Ruth was my first mentor, and the person who made me want to be a writer. She passed away when I was thirteen. I was devastated. Yet somehow, I knew her spirit had not left.

Fast forward to 2006. I was nearly 25. I started writing a short story, and the voice that came out of it was unmistakably Ruth's. I had not consciously thought of her for many years at that point. But as I tried to write about the love story, her meeting her husband in London in the last golden years of the thirties, my own world was collapsing. Writing about a wonderful marriage when my own had reached its inevitable painful end, and writing about someone following their dreams when I was too scared to even walk into a travel agent to book a ticket to London, was a harder task than I could manage. The story was put away.

2007. I had just moved to London. I started my first job, in Bloomsbury, and I found myself thinking about Ruth all the time. I got out the book she compiled in tribute to her husband, Forty Friends, which I had for some reason brought with me. I discovered that her place of work, in the late 1930s, was only a block away from my own. The story was brought out again. It was full of holes and gaps. But I wrote and wrote and wrote, try to get blood out of the stone, and for a while, thought of little else.

There were so many coincidences and uncanny twists of fate that led me closer to Ruth's story. I was so convinced that I had found my life's purpose. I lived on the same street as she had, at one point (unknowingly). The story was there. I was literally walking around in it. And yet writing it was harder than I had ever thought it would be.

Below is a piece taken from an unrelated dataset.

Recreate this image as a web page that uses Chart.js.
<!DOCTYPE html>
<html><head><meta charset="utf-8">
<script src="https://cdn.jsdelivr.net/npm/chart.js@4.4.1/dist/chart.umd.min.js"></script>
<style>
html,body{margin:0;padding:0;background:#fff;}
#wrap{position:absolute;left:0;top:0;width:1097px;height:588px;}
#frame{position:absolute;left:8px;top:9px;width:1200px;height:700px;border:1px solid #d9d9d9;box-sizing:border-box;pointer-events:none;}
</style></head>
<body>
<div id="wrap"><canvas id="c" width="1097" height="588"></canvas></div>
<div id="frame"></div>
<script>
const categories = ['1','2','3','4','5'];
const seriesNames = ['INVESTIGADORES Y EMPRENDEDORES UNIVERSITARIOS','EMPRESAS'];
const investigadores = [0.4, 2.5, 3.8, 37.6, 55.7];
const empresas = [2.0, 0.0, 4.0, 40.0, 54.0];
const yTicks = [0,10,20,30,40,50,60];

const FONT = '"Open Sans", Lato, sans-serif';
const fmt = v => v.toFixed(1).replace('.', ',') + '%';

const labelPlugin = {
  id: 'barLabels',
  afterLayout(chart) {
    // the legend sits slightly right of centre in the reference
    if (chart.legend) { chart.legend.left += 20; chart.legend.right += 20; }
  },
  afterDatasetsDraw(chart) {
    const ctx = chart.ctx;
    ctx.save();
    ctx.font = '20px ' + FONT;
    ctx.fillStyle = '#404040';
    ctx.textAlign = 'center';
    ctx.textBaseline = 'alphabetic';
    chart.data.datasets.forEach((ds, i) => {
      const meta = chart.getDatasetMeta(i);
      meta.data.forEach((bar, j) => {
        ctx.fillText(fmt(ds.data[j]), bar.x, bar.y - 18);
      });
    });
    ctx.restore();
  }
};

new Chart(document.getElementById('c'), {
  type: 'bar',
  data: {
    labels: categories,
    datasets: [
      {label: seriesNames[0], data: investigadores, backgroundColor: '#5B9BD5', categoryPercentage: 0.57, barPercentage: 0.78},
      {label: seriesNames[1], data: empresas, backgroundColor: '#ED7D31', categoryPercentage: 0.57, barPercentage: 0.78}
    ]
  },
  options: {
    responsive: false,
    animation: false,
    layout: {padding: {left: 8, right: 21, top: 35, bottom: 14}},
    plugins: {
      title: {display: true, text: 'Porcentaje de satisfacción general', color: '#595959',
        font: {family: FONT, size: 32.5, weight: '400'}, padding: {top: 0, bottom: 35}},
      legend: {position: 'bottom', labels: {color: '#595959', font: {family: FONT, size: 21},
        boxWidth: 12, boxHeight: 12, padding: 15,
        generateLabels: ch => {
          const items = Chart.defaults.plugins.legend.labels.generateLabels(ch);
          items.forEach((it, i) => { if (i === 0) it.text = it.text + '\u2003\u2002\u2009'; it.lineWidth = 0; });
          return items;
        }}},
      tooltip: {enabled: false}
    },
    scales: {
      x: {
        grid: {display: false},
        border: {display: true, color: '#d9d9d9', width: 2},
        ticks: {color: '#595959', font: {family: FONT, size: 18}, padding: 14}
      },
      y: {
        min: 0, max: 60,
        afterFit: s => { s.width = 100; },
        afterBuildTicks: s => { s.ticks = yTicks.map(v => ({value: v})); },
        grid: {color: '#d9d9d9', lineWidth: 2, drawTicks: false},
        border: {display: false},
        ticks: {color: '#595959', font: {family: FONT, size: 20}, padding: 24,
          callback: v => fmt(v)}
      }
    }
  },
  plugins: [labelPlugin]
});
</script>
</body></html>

There have been many obstacles and barriers to writing this novel, some not appropriate to mention in a public forum such as this. Not that I fear any repercussions, you understand, it's just that in writing this novel I've begun to understand how protective people are about their memories, and their versions of the truth. The ironic thing is that I didn't set out to tell the truth, just a story. But somehow my mind got knotted and lost. My imagination got confused about what it was supposed to be doing - telling the truth, or making something up. It abandoned me, fed up with all my empty promises. I think writing a novel based on a true story is so much harder than writing something you completely imagine. You get caught in the crossfire between accuracy and authenticity. 

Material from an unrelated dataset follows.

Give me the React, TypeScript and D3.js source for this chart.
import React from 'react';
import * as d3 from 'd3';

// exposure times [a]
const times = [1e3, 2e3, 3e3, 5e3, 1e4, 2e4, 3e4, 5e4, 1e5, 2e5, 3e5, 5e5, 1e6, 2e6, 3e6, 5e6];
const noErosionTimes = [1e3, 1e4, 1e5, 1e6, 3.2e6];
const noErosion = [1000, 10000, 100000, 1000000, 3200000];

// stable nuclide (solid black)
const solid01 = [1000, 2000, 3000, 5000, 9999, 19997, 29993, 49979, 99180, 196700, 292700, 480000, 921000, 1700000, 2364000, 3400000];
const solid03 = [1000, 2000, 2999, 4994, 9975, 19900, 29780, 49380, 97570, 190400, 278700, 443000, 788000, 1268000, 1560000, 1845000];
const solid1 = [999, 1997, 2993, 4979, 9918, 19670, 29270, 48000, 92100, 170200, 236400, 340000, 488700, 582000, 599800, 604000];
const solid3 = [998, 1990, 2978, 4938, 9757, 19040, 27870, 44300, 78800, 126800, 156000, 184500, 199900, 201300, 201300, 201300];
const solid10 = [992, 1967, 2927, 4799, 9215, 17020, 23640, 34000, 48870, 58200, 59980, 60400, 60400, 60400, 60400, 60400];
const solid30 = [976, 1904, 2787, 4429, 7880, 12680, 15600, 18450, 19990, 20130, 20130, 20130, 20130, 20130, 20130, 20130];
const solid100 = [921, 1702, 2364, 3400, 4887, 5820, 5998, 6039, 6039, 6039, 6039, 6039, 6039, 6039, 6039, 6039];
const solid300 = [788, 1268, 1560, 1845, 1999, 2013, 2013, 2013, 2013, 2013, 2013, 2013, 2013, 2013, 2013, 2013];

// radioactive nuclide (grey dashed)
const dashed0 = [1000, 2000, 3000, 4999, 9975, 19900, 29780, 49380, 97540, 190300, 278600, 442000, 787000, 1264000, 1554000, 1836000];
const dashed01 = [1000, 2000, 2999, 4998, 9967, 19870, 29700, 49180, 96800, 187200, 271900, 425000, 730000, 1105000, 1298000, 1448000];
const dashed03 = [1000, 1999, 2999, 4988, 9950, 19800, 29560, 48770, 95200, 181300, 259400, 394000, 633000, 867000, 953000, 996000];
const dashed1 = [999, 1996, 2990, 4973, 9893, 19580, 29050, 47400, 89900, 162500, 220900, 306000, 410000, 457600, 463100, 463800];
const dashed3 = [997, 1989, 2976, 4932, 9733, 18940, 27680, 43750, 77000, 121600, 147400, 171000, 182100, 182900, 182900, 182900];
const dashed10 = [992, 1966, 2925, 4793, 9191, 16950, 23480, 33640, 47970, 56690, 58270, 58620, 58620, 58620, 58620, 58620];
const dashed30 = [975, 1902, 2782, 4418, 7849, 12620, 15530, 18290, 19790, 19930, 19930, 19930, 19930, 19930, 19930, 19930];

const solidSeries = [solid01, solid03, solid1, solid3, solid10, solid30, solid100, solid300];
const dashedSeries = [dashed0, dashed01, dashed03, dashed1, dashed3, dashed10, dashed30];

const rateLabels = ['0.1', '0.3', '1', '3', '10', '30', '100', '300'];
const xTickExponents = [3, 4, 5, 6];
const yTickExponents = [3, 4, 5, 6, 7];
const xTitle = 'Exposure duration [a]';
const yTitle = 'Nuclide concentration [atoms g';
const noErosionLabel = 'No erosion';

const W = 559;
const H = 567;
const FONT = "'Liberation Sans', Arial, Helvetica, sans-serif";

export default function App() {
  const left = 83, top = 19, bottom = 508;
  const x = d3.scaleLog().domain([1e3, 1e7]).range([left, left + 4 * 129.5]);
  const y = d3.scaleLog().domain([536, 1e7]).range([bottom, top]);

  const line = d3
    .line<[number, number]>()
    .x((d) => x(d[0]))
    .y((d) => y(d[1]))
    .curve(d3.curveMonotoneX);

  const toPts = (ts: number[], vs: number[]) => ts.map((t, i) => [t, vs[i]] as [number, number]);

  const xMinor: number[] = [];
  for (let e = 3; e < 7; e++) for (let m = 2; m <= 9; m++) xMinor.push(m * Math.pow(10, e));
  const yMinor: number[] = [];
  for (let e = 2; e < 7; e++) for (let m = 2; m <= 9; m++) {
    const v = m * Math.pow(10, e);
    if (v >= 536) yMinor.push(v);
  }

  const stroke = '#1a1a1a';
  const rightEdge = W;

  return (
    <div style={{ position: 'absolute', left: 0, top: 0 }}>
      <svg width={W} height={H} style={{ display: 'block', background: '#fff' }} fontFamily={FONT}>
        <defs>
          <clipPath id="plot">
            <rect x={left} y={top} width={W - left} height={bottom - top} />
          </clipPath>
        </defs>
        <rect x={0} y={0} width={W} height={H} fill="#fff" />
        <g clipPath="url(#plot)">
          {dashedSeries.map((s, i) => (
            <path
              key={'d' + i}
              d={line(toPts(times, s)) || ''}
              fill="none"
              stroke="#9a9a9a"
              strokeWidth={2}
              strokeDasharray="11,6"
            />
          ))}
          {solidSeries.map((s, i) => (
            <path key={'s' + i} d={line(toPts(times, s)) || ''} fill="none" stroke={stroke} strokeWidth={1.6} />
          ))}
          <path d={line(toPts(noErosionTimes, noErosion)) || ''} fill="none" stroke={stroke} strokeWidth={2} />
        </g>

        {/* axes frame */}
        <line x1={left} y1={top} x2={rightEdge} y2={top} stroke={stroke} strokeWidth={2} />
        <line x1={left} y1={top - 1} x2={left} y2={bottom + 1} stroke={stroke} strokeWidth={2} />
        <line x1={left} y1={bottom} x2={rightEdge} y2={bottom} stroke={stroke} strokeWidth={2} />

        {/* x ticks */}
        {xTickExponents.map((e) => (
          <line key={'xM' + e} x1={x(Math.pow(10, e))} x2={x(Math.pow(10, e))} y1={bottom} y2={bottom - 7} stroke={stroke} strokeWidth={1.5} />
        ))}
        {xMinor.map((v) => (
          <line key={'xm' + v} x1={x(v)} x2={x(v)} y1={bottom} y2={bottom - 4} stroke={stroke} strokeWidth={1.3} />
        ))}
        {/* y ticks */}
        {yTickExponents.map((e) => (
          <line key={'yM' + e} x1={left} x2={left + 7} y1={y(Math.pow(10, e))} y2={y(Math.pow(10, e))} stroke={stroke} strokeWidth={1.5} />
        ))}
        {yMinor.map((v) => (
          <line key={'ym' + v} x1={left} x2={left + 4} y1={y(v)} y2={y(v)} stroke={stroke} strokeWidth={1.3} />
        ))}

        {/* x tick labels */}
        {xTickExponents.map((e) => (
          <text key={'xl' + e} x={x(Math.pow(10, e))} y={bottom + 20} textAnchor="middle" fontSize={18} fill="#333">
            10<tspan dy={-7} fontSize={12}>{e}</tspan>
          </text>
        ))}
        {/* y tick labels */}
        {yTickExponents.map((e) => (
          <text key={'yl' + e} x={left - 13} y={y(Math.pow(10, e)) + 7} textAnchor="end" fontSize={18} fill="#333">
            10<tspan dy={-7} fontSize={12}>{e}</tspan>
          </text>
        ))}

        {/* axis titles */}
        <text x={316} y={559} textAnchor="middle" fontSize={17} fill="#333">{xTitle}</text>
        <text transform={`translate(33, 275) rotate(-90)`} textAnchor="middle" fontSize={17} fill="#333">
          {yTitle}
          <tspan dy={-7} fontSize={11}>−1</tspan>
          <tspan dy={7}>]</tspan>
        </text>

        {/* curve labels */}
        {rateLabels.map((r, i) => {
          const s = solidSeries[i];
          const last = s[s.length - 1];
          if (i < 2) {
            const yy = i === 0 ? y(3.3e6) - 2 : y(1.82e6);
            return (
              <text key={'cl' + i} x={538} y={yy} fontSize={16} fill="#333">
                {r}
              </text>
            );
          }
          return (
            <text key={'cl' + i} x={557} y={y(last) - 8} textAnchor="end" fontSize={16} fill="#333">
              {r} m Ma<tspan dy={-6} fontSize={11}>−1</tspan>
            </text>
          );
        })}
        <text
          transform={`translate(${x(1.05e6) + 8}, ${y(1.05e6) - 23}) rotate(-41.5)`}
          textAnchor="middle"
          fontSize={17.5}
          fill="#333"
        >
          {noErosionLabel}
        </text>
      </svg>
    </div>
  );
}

There were epiphanies though, over the last two years. There were nights where I woke up, reached for a pen and some paper in a half asleep state, and scrawled the title of the novel as it has come to me in a dream, over and over, for fear the pen might have no ink in it. There were photos my father found. There was an LP with Ruth's voice on it, found on some obscure website for £10. 

And still the words would not come.

I told myself that life had got in the way. Love, marathons, travelling, a full time job in publishing, a penchant for the Kings Road on a Sunday. If only I had time and space, and no distractions. If I told myself that often enough, I kind of believed it. 

And, suddenly, it was 2010. The novel had not been touched for many months. 

I read the description for an Arvon course for those with a "work in progress".  Fall in love with your novel again, it promises. That is exactly what I need, I thought. I need to find out what the hell I'm doing with this beast of a story, and whether it wants to be told. I need to find the love that motivated me to tell this story in the first place.

After some deliberation, I booked on the course with money my beloved grandmother left me, hoping she would approve. I toasted to my bravery and hopeful success. As the weeks flew past and the course date drew closer I felt equal amounts of terror and excitement. Somehow I knew this would be crunch time, that whatever was revealed to me I couldn't come back from. 

At 7.55am, on Monday 5 April 2010, the train left Kings Cross station, bound for Inverness. It did not leave from Platform 9 and 3/4, though I hoped that magic was in the air. I was going to need all the help I could get.

To be continued.....

A PS from 2017: the words for this novel now seem to be coming. I knew it would have its time. I wonder if now is it.